__Data block__.

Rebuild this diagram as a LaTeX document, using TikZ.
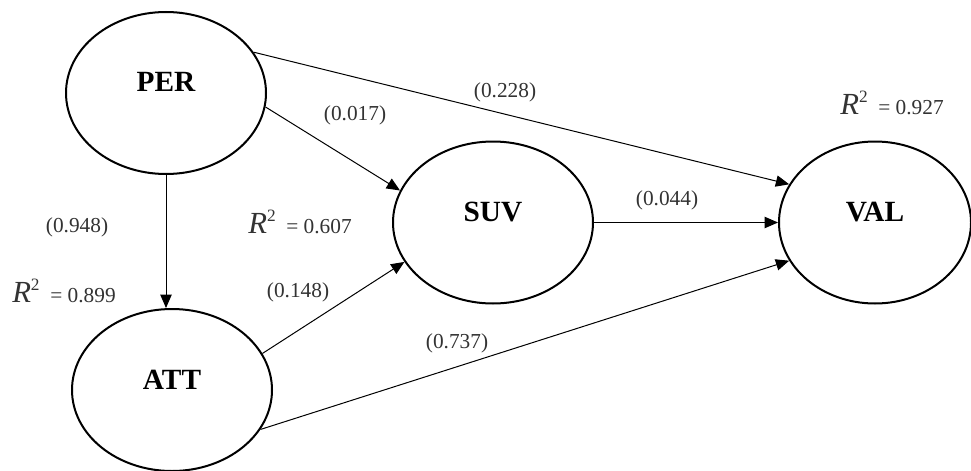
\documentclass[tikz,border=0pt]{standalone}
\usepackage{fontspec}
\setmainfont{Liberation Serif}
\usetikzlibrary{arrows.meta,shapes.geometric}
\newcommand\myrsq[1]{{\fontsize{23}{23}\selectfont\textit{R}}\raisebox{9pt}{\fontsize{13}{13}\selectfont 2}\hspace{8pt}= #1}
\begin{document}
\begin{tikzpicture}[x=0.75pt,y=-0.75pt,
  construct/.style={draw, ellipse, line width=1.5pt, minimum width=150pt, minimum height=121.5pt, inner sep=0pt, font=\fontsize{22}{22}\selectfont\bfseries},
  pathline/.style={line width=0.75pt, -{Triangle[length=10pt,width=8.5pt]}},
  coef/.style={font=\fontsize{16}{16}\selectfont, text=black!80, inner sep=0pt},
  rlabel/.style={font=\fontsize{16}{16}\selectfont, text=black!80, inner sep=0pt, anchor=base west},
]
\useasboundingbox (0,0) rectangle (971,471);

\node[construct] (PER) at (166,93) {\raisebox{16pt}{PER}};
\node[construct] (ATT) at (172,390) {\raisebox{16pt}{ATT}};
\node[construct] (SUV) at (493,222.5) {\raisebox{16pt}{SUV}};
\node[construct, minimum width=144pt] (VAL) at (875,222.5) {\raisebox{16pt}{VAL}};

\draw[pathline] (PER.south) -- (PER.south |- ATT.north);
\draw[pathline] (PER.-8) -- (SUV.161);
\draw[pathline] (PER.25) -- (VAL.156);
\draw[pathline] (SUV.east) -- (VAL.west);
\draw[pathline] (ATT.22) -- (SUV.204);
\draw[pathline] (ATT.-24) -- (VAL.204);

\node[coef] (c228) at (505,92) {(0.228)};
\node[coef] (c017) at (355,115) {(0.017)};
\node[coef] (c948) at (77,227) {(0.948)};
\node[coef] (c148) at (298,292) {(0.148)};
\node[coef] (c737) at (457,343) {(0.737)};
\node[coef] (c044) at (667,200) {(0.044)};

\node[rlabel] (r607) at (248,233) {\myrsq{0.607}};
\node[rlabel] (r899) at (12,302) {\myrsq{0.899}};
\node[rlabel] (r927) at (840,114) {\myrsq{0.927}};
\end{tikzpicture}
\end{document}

__Exercise__.
The data above should be repeated exactly, minus any pictures.

__Reply to the exercise__.
Rebuild this diagram as a LaTeX document, using TikZ.
\documentclass[tikz,border=0pt]{standalone}
\usepackage{fontspec}
\setmainfont{Liberation Serif}
\usetikzlibrary{arrows.meta,shapes.geometric}
\newcommand\myrsq[1]{{\fontsize{23}{23}\selectfont\textit{R}}\raisebox{9pt}{\fontsize{13}{13}\selectfont 2}\hspace{8pt}= #1}
\begin{document}
\begin{tikzpicture}[x=0.75pt,y=-0.75pt,
  construct/.style={draw, ellipse, line width=1.5pt, minimum width=150pt, minimum height=121.5pt, inner sep=0pt, font=\fontsize{22}{22}\selectfont\bfseries},
  pathline/.style={line width=0.75pt, -{Triangle[length=10pt,width=8.5pt]}},
  coef/.style={font=\fontsize{16}{16}\selectfont, text=black!80, inner sep=0pt},
  rlabel/.style={font=\fontsize{16}{16}\selectfont, text=black!80, inner sep=0pt, anchor=base west},
]
\useasboundingbox (0,0) rectangle (971,471);

\node[construct] (PER) at (166,93) {\raisebox{16pt}{PER}};
\node[construct] (ATT) at (172,390) {\raisebox{16pt}{ATT}};
\node[construct] (SUV) at (493,222.5) {\raisebox{16pt}{SUV}};
\node[construct, minimum width=144pt] (VAL) at (875,222.5) {\raisebox{16pt}{VAL}};

\draw[pathline] (PER.south) -- (PER.south |- ATT.north);
\draw[pathline] (PER.-8) -- (SUV.161);
\draw[pathline] (PER.25) -- (VAL.156);
\draw[pathline] (SUV.east) -- (VAL.west);
\draw[pathline] (ATT.22) -- (SUV.204);
\draw[pathline] (ATT.-24) -- (VAL.204);

\node[coef] (c228) at (505,92) {(0.228)};
\node[coef] (c017) at (355,115) {(0.017)};
\node[coef] (c948) at (77,227) {(0.948)};
\node[coef] (c148) at (298,292) {(0.148)};
\node[coef] (c737) at (457,343) {(0.737)};
\node[coef] (c044) at (667,200) {(0.044)};

\node[rlabel] (r607) at (248,233) {\myrsq{0.607}};
\node[rlabel] (r899) at (12,302) {\myrsq{0.899}};
\node[rlabel] (r927) at (840,114) {\myrsq{0.927}};
\end{tikzpicture}
\end{document}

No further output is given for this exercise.